Anyway, as I already expressed, this article aims at only showing a framework and doesn’t necessarily go for an error-free analysis. So keeping that in mind, let’s take a look at the tweet sentiment relative frequencies. As you can see, the neutral sentiments dominate with 57% followed by the positives with about 23% and negatives with 18%. Tweets with mixed sentiments can be ignored.
As mentioned before, it may make sense to see how tweet sentiments evolve in time after the game. If we take a look at the chart below, we can see the pattern that neutral sentiments decrease which is caused by the increase in positive sentiments while negatives remain quite unchanged.
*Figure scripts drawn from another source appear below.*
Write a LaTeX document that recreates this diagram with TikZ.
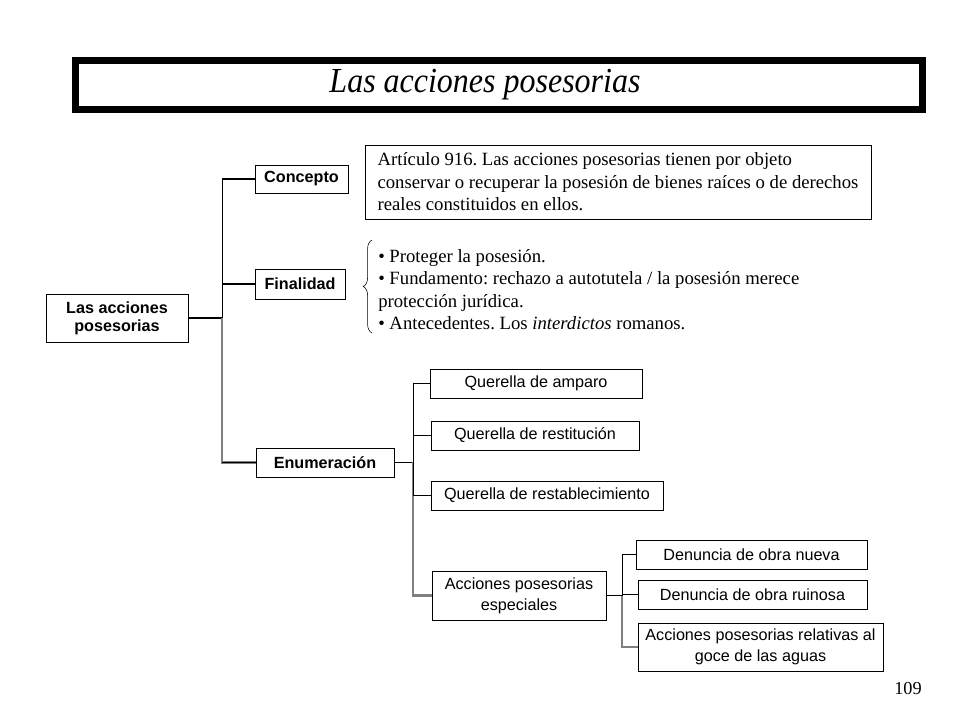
\documentclass[tikz,border=0pt]{standalone}
\usepackage{fontspec}
\setmainfont{Liberation Serif}
\setsansfont{Liberation Sans}
\usetikzlibrary{decorations.pathreplacing}

\tikzstyle{tema} = [draw, rectangle, inner sep=0pt, align=center, font=\sffamily\bfseries\fontsize{11.5}{13}\selectfont]
\tikzstyle{hoja} = [draw, rectangle, inner sep=0pt, align=center, font=\sffamily\fontsize{11.5}{15}\selectfont]
\tikzstyle{texto} = [inner sep=0pt, align=left, font=\frenchspacing\fontsize{13.3}{16}\selectfont]
\tikzstyle{link} = [line width=0.8pt]
\tikzstyle{linkdown} = [line width=1.5pt, gray]

\begin{document}
\begin{tikzpicture}[x=0.025cm, y=-0.025cm]
  \useasboundingbox (0,0) rectangle (960,720);
  \node at (499,85) (titulo) [draw, line width=0.175cm, minimum width=21.175cm, minimum height=1.225cm]
    {\fontsize{25}{30}\selectfont\itshape\hspace*{-0.7cm}\raisebox{-0.13cm}{\scalebox{0.91}[1]{Las acciones posesorias}}};

  \node at (117,318) (raiz) [tema, minimum width=3.55cm, minimum height=1.2cm] {Las acciones\\posesorias};
  \node at (301.5,179) (concepto) [tema, minimum width=2.325cm, minimum height=0.7cm] {Concepto};
  \node at (300,284) (finalidad) [tema, minimum width=2.25cm, minimum height=0.75cm] {Finalidad};
  \node at (325,462.5) (enum) [tema, minimum width=3.45cm, minimum height=0.725cm] {Enumeración};

  \node at (618,182) (articulo) [texto, draw, minimum width=12.65cm, minimum height=1.85cm]
    {Artículo 916. Las acciones posesorias tienen por objeto\\
     conservar o recuperar la posesión de bienes raíces o de derechos\\
     reales constituidos en ellos.};
  \node at (378,289.5) (fines) [texto, anchor=west]
    {\textbullet{} Proteger la posesión.\\
     \textbullet{} Fundamento: rechazo a autotutela / la posesión merece\\
     protección jurídica.\\
     \textbullet{} Antecedentes. Los \textit{interdictos} romanos.};
  \draw[decorate, decoration={brace, amplitude=0.22cm}] (372,333) -- (372,240);

  \node at (536,383.5) (amparo) [hoja, minimum width=5.3cm, minimum height=0.725cm] {Querella de amparo};
  \node at (535,435.5) (restit) [hoja, minimum width=5.2cm, minimum height=0.725cm] {Querella de restitución};
  \node at (547,495.5) (restab) [hoja, minimum width=5.8cm, minimum height=0.725cm] {Querella de restablecimiento};
  \node at (519,595.5) (especiales) [hoja, minimum width=4.35cm, minimum height=1.225cm] {Acciones posesorias\\especiales};

  \node at (751.5,554.5) (nueva) [hoja, minimum width=5.775cm, minimum height=0.725cm] {Denuncia de obra nueva};
  \node at (752.5,594.5) (ruinosa) [hoja, minimum width=5.725cm, minimum height=0.725cm] {Denuncia de obra ruinosa};
  \node at (760.5,647) (aguas) [hoja, minimum width=6.125cm, minimum height=1.2cm] {Acciones posesorias relativas al\\goce de las aguas};

  \node at (908,689) (pagina) [font=\fontsize{13}{15}\selectfont] {109};

  % ramas
  \draw[link] (raiz.east) -- ++(34,0) coordinate (j1);
  \draw[linkdown] (j1) |- (enum.west);
  \draw[link] (j1 |- enum.west) -- (enum.west);
  \draw[link] (j1) |- (concepto.west);
  \draw[link] (j1) |- (finalidad.west);

  \draw[link] (enum.east) -- ++(19,0) coordinate (j2);
  \draw[linkdown] (j2) |- (especiales.west);
  \draw[link] (j2) |- (amparo.west);
  \draw[link] (j2) |- (restit.west);
  \draw[link] (j2) |- (restab.west);

  \draw[link] (especiales.east) -- ++(16,0) coordinate (j3);
  \draw[linkdown] (j3) |- (aguas.west);
  \draw[link] (j3) |- (nueva.west);
  \draw[link] (j3) |- (ruinosa.west);
\end{tikzpicture}
\end{document}
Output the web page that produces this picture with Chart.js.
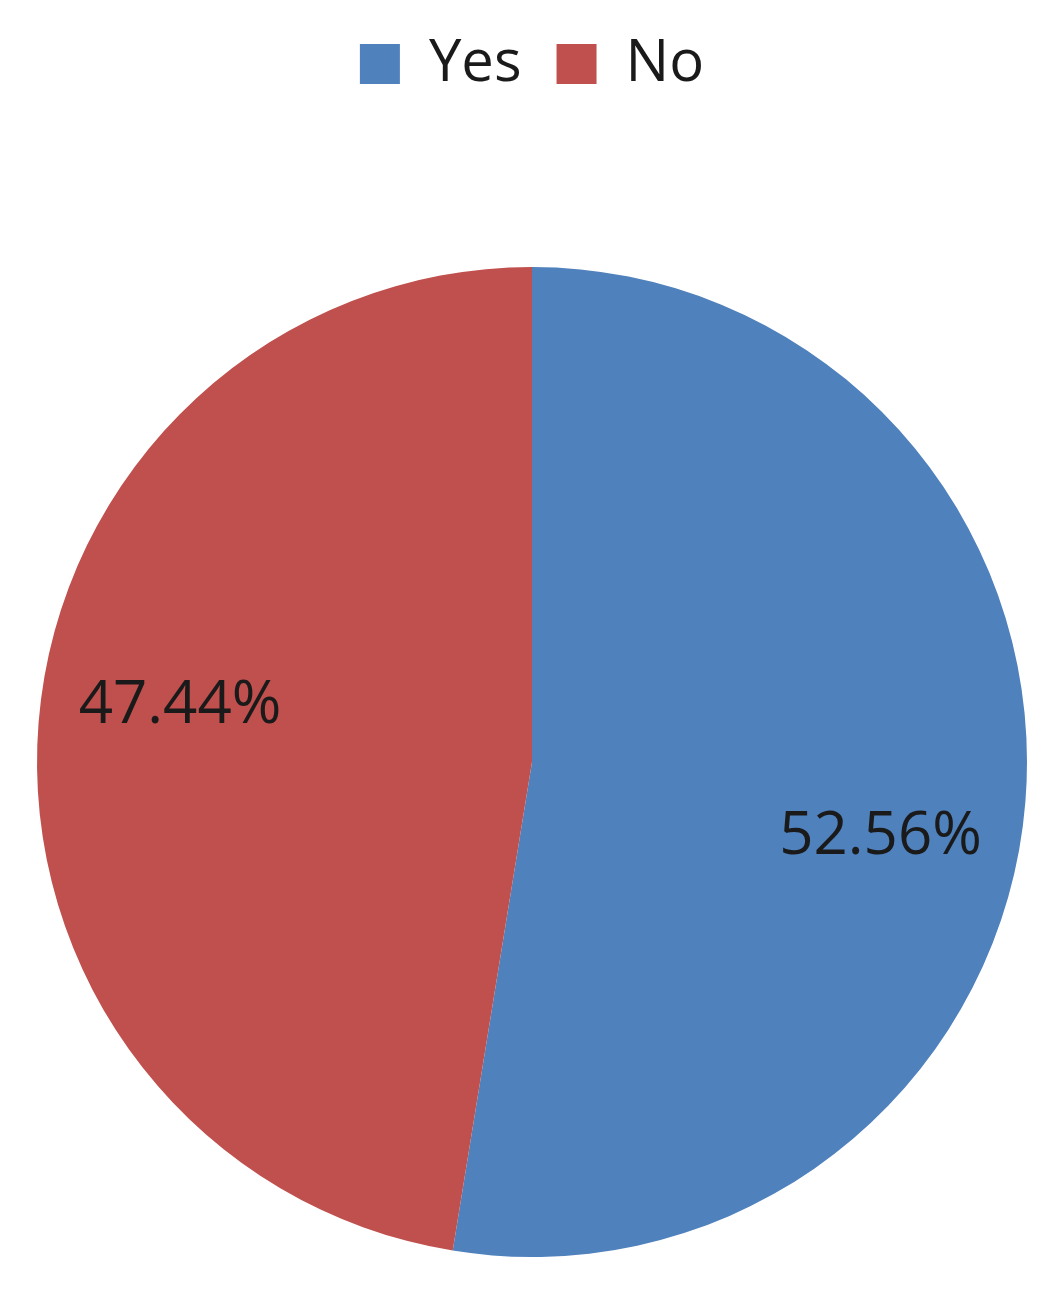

So it may be as I suspected that fans become more and more understanding after losing a big game and this is why the positive tweets increase relative to the negatives.
In this article, I demonstrated how Amazon’s Comprehend can be used in R to detect tweet sentiments. It is very easy to set up this framework and you can analyze what people think about a specific event by applying the same method. I consider this as a time- and cost-efficient way of doing a quick sentiment analysis. The questions remains whether Amazon Comprehend works well enough for our purposes. In the near future, I am planning to compare Amazon Comprehend sentiment predictions to emojis and see how these relate to each other and then preferrably write an article about it.